I discard that one before the thought even finishes forming.

Option two: fake the kill. Stage a body—some Jane Doe from a morgue, right height, right hair color, right dental records if I can pull strings fast enough. Tell Viktor the job is done. Put Landon on a plane with new papers, a bag of cash, and instructions never to come back. He disappears. I stay behind, play the loyal soldier, wait for suspicion to fade.

Problems: Viktor isn’t stupid. He’ll want visual confirmation—DNA if he’s paranoid, which he often is. And even if I manage the fake-out, Landon will spend the rest of his life looking over his shoulder.Alone. And I’ll never get to hold him again.

Option three: run with him. Disappear together. New names, new country, cash stashed in safe deposit boxes across three continents. Start over. Small town somewhere quiet—maybe Canada, maybe New Zealand. No more Volkov. No more Galkin. Just us.

Problems: Viktor will hunt. Not out of sentiment—out of principle. A defector is a loose end. Loose ends get tied off. And Mikhail… if he ever learns I took his son, he’ll want me dead too. Two organizations looking for the same two people. Long odds.

Option four keeps circling back, dark and seductive: find Mikhail first. End him. Quietly. Decisively. Remove the leverage point entirely. If the pakhan is gone, the ransom demand dies with him. Viktor loses his reason to kill Landon. The Volkov machine grinds on without this particular vendetta.

I could do it.

I know the Galkin protocols, the safe houses, the security gaps. One clean shot from distance. Or closer—knife, garrote, something personal. I’ve done it before.

But then I’d have to keep it from Landon.

Forever.

He’d never forgive me if he found out. And he’s smart too, so a single slip or misstep and he’d figure it out.

Even if he understood the logic, even if he knew it was the only way to keep him breathing, he’d look at me and see the man who murdered his father. The man who took the last piece of family he had left.

I can’t live with that look in his eyes.

Not now, not ever.

The song ends. Another begins—something upbeat, synth-heavy. Landon sings along again, softer this time, like he senses the shift in my mood.

I reach over and turn the radio off.

He stops mid-note.

“I need quiet,” I say, rougher than I mean to. “Just for a bit.”

My darling boy pouts—small, playful, but there’s a flicker of worry in his eyes.

“Okay, Daddy,” Landon says. “I get it.”

He doesn’t push. Instead he pulls Claw fully out of the backpack, settles him in his lap, and begins smoothing his fur with gentle fingers.
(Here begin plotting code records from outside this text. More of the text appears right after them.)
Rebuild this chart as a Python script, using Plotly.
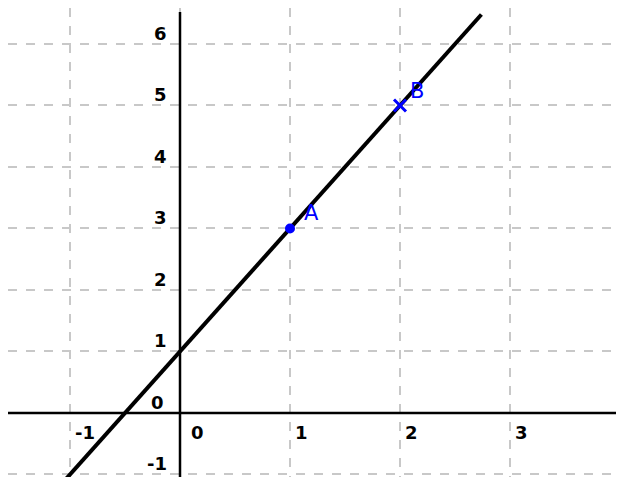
import plotly.graph_objects as go

# data
slope = 2
intercept = 1
line_x_span = [-1.2, 2.74]
x_ticks = [-1, 1, 2, 3]
y_ticks = [-1, 1, 2, 3, 4, 5, 6]
point_names = ["A", "B"]
point_x = [1, 2]
point_y = [3, 5]

# page has an 8px body margin: ranges chosen so the view matches the reference
XR = [-1.5636, 4.109]
YR = [-1.171, 6.585]

fig = go.Figure()

line_y = [slope * x + intercept for x in line_x_span]
fig.add_trace(go.Scatter(x=line_x_span, y=line_y, mode="lines",
                         line=dict(color="black", width=4), hoverinfo="skip"))

fig.add_trace(go.Scatter(x=[point_x[0]], y=[point_y[0]], mode="markers",
                         marker=dict(symbol="circle", size=10, color="#0000ff"),
                         hoverinfo="skip"))
fig.add_trace(go.Scatter(x=[point_x[1]], y=[point_y[1]], mode="markers",
                         marker=dict(symbol="x-thin", size=12, color="#0000ff",
                                     line=dict(color="#0000ff", width=3)),
                         hoverinfo="skip"))

# axis lines
fig.add_shape(type="line", x0=XR[0], x1=4.0, y0=0, y1=0,
              line=dict(color="black", width=2.5))
fig.add_shape(type="line", x0=0, x1=0, y0=YR[0], y1=6.52,
              line=dict(color="black", width=2.5))

lab_font = dict(family="DejaVu Sans, Arial", size=18, color="black")
bold = lambda s: "<b>" + s + "</b>"

for t in x_ticks:
    fig.add_annotation(x=t, y=0, text=bold(str(t)), showarrow=False,
                       xanchor="left", yanchor="top", xshift=3, yshift=-7, font=lab_font)
for t in y_ticks:
    fig.add_annotation(x=0, y=t, text=bold(str(t)), showarrow=False,
                       xanchor="right", yanchor="bottom", xshift=-11, yshift=-2, font=lab_font)

# origin labels
fig.add_annotation(x=0, y=0, text=bold("0"), showarrow=False,
                   xanchor="right", yanchor="bottom", xshift=-14, yshift=-2, font=lab_font)
fig.add_annotation(x=0, y=0, text=bold("0"), showarrow=False,
                   xanchor="left", yanchor="top", xshift=9, yshift=-7, font=lab_font)

# point labels
label_shift = [(12, 1), (8, 0)]
for nm, px, py, (dx, dy) in zip(point_names, point_x, point_y, label_shift):
    fig.add_annotation(x=px, y=py, text=nm, showarrow=False,
                       xanchor="left", yanchor="bottom", xshift=dx, yshift=dy,
                       font=dict(family="DejaVu Sans, Arial", size=21, color="#0000ff"))

grid = dict(showgrid=True, gridcolor="#c8c8c8", gridwidth=2, griddash="dash",
            dtick=1, tick0=0, zeroline=False, showticklabels=False, ticks="",
            showline=False, fixedrange=True)
fig.update_xaxes(range=XR, **grid)
fig.update_yaxes(range=YR, **grid)

fig.update_layout(width=624, height=477, margin=dict(l=0, r=0, t=0, b=0),
                  plot_bgcolor="white", paper_bgcolor="white", showlegend=False)

fig.write_html("out.html")
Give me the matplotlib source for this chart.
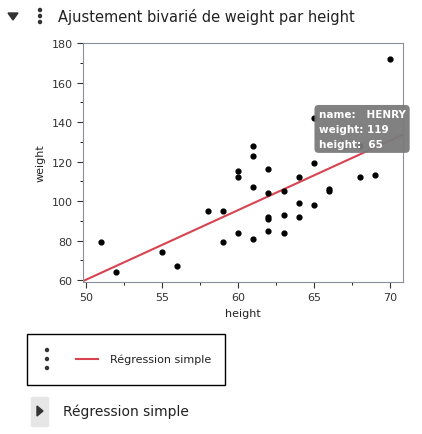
import numpy as np
import matplotlib.pyplot as plt
from matplotlib.patches import Rectangle, Polygon

# Données
height = [51, 52, 55, 56, 58, 59, 59, 60, 60, 60, 61, 61, 61, 61, 62, 62, 62, 62, 62,
          63, 63, 63, 64, 64, 64, 65, 65, 65, 66, 66, 67, 68, 68, 69, 70]
weight = [79, 64, 74, 67, 95, 95, 79, 115, 112, 84, 128, 123, 107, 81, 116, 104, 92, 91, 85,
          105, 93, 84, 112, 99, 92, 142, 98, 119, 106, 105, 128, 128, 112, 113, 172]
xticks = [50, 55, 60, 65, 70]
yticks = [60, 80, 100, 120, 140, 160, 180]

W, H = 422, 435
fig = plt.figure(figsize=(W / 100, H / 100), dpi=100)
ax = fig.add_axes([83 / W, 1 - 283 / H, 320 / W, 239 / H])

ax.scatter(height, weight, s=12, color='black', zorder=3)
b, a = np.polyfit(height, weight, 1)
xl = np.array([49.8, 71])
ax.plot(xl, a + b * xl, color='#d9434f', lw=1.5, zorder=2)

ax.set_xlim(49.8, 70.85)
ax.set_ylim(59, 180)
ax.set_xticks(xticks)
ax.set_yticks(yticks)
ax.set_xticks(np.arange(52.5, 71, 5), minor=True)
ax.set_yticks(np.arange(70, 180, 20), minor=True)
ax.tick_params(labelsize=8, colors='#333333', length=4)
ax.tick_params(which='minor', length=2)
for s in ax.spines.values():
    s.set_color('#8a9099')
ax.set_xlabel('height', fontsize=8, color='#222222')
ax.set_ylabel('weight', fontsize=8, color='#222222')

# Info-bulle
ax.text(65.3, 136.5, 'name:   HENRY\nweight: 119\nheight:  65', fontsize=7.5, color='white',
        fontweight='bold', va='center', linespacing=1.6, zorder=5,
        bbox=dict(boxstyle='round,pad=0.4', fc='#7a7a7a', ec='none', alpha=0.95))

# Titre et contrôles
fig.text(58 / W, 1 - 17 / H, 'Ajustement bivarié de weight par height', fontsize=10.5,
         va='center', color='#222222')
fig.patches.append(Polygon([[8 / W, 1 - 14 / H], [18 / W, 1 - 14 / H], [13 / W, 1 - 21 / H]],
                           closed=True, transform=fig.transFigure, color='#333333'))
for dy in (11, 17, 23):
    fig.patches.append(plt.Circle((40 / W, 1 - dy / H), 1.5 / W, transform=fig.transFigure,
                                  color='#333333'))

# Légende
fig.patches.append(Rectangle((27 / W, 1 - 386 / H), 198 / W, 51 / H, transform=fig.transFigure,
                             fill=False, ec='black', lw=1))
for dy in (351, 360, 369):
    fig.patches.append(plt.Circle((47 / W, 1 - dy / H), 1.5 / W, transform=fig.transFigure,
                                  color='#333333'))
fig.lines.append(plt.Line2D([76 / W, 98 / W], [1 - 360 / H] * 2, transform=fig.transFigure,
                            color='#d9434f', lw=1.5))
fig.text(110 / W, 1 - 360 / H, 'Régression simple', fontsize=8, va='center', color='#222222')

# Bouton du bas
fig.patches.append(Rectangle((31 / W, 1 - 427 / H), 17 / W, 29 / H, transform=fig.transFigure,
                             color='#e6e6e6'))
fig.patches.append(Polygon([[37 / W, 1 - 407 / H], [37 / W, 1 - 417 / H], [43 / W, 1 - 412 / H]],
                           closed=True, transform=fig.transFigure, color='#333333'))
fig.text(63 / W, 1 - 412 / H, 'Régression simple', fontsize=10, va='center', color='#222222')

fig.savefig('out.png', dpi=100)
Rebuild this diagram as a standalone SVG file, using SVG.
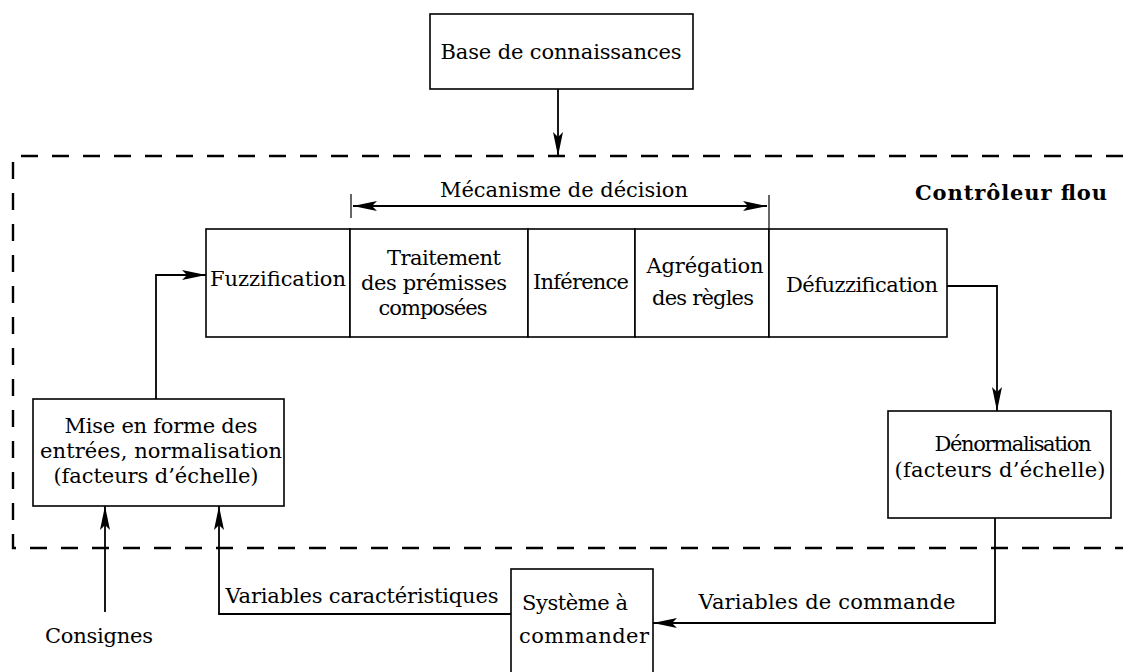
<svg xmlns="http://www.w3.org/2000/svg" width="1123" height="672" viewBox="0 0 1123 672">
<defs>
<marker id="ah" markerUnits="userSpaceOnUse" markerWidth="26" markerHeight="12" refX="24" refY="6" orient="auto-start-reverse">
<path d="M0,1 L24,6 L0,11 L5,6 z" fill="#000"/>
</marker>
<style>
.box{fill:#fff;stroke:#000;stroke-width:1.6}
.t{font-family:"DejaVu Serif","Liberation Serif",serif;font-size:21px;fill:#000;text-anchor:middle}
.b{font-weight:bold;text-anchor:start}
.arr{fill:none;stroke:#000;stroke-width:1.8;marker-end:url(#ah)}
.dash{fill:none;stroke:#000;stroke-width:2.4;stroke-dasharray:17 14}
.tick{stroke:#000;stroke-width:1.2}
</style>
</defs>
<rect width="1123" height="672" fill="#fff"/>

<g id="controleur-flou-frame">
<path class="dash" d="M1123,156 H13 V548 H1123"/>
<text class="t b" x="915" y="200" textLength="192">Contrôleur flou</text>
</g>

<g id="base-connaissances">
<rect class="box" x="430" y="14" width="263" height="75"/>
<text class="t" x="561" y="59" textLength="241">Base de connaissances</text>
</g>

<g id="mecanisme-decision">
<line class="tick" x1="351" y1="194" x2="351" y2="218"/>
<line class="tick" x1="769" y1="195" x2="769" y2="228"/>
<line x1="353" y1="206" x2="767" y2="206" stroke="#000" stroke-width="1.8" marker-start="url(#ah)" marker-end="url(#ah)"/>
<text class="t" x="564" y="197" textLength="248">Mécanisme de décision</text>
</g>

<g id="fuzzification">
<rect class="box" x="206" y="229" width="144" height="108"/>
<text class="t" x="278" y="286" textLength="136">Fuzzification</text>
</g>

<g id="traitement-premisses">
<rect class="box" x="350" y="229" width="178" height="108"/>
<text class="t" x="444" y="265" textLength="114">Traitement</text>
<text class="t" x="434" y="290" textLength="146">des prémisses</text>
<text class="t" x="433" y="315" textLength="109">composées</text>
</g>

<g id="inference">
<rect class="box" x="528" y="229" width="107" height="108"/>
<text class="t" x="581" y="289" textLength="96">Inférence</text>
</g>

<g id="agregation">
<rect class="box" x="635" y="229" width="134" height="108"/>
<text class="t" x="705" y="273" textLength="117">Agrégation</text>
<text class="t" x="703" y="305" textLength="102">des règles</text>
</g>

<g id="defuzzification">
<rect class="box" x="769" y="229" width="178" height="108"/>
<text class="t" x="862" y="292" textLength="152">Défuzzification</text>
</g>

<g id="mise-en-forme">
<rect class="box" x="33" y="399" width="251" height="107"/>
<text class="t" x="161" y="433" textLength="193">Mise en forme des</text>
<text class="t" x="161" y="458" textLength="242">entrées, normalisation</text>
<text class="t" x="156" y="483" textLength="205">(facteurs d’échelle)</text>
</g>

<g id="denormalisation">
<rect class="box" x="888" y="411" width="223" height="107"/>
<text class="t" x="1013" y="451" textLength="157">Dénormalisation</text>
<text class="t" x="1000" y="477" textLength="211">(facteurs d’échelle)</text>
</g>

<g id="systeme-a-commander">
<rect class="box" x="511" y="569" width="142" height="120"/>
<text class="t" x="575" y="610" textLength="106">Système à</text>
<text class="t" x="584" y="643" textLength="130">commander</text>
</g>

<g id="consignes">
<text class="t" x="99" y="643" textLength="108">Consignes</text>
</g>

<g id="connectors">
<path class="arr" d="M558,89 V156"/>
<path class="arr" d="M156,399 V275 H206"/>
<path class="arr" d="M947,286 H997 V411"/>
<path class="arr" d="M995,518 V623 H653"/>
<path class="arr" d="M511,614 H219 V506"/>
<path class="arr" d="M105,612 V506"/>
<text class="t" x="827" y="609" textLength="257">Variables de commande</text>
<text class="t" x="362" y="603" textLength="273">Variables caractéristiques</text>
</g>
</svg>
Every few seconds he glances at me, like he’s waiting for permission to speak again.

I keep my eyes on the road.

We drive in silence for nearly twenty minutes.

Eventually the first big sign appears: MALL & MULTIPLEX – NEXT EXIT.

I take it.

Landon sits up straighter. “We’re going to the mall?”

“Multiplex,” I tell him. “Dark theater. Lots of people. Good place to disappear for a couple of hours. You know how this works.”

His face lights up—genuine, unguarded joy. “A movie?”

“Yeah, that’s kind of the only option at the theater!” I chuckle. “Pick whatever you want.”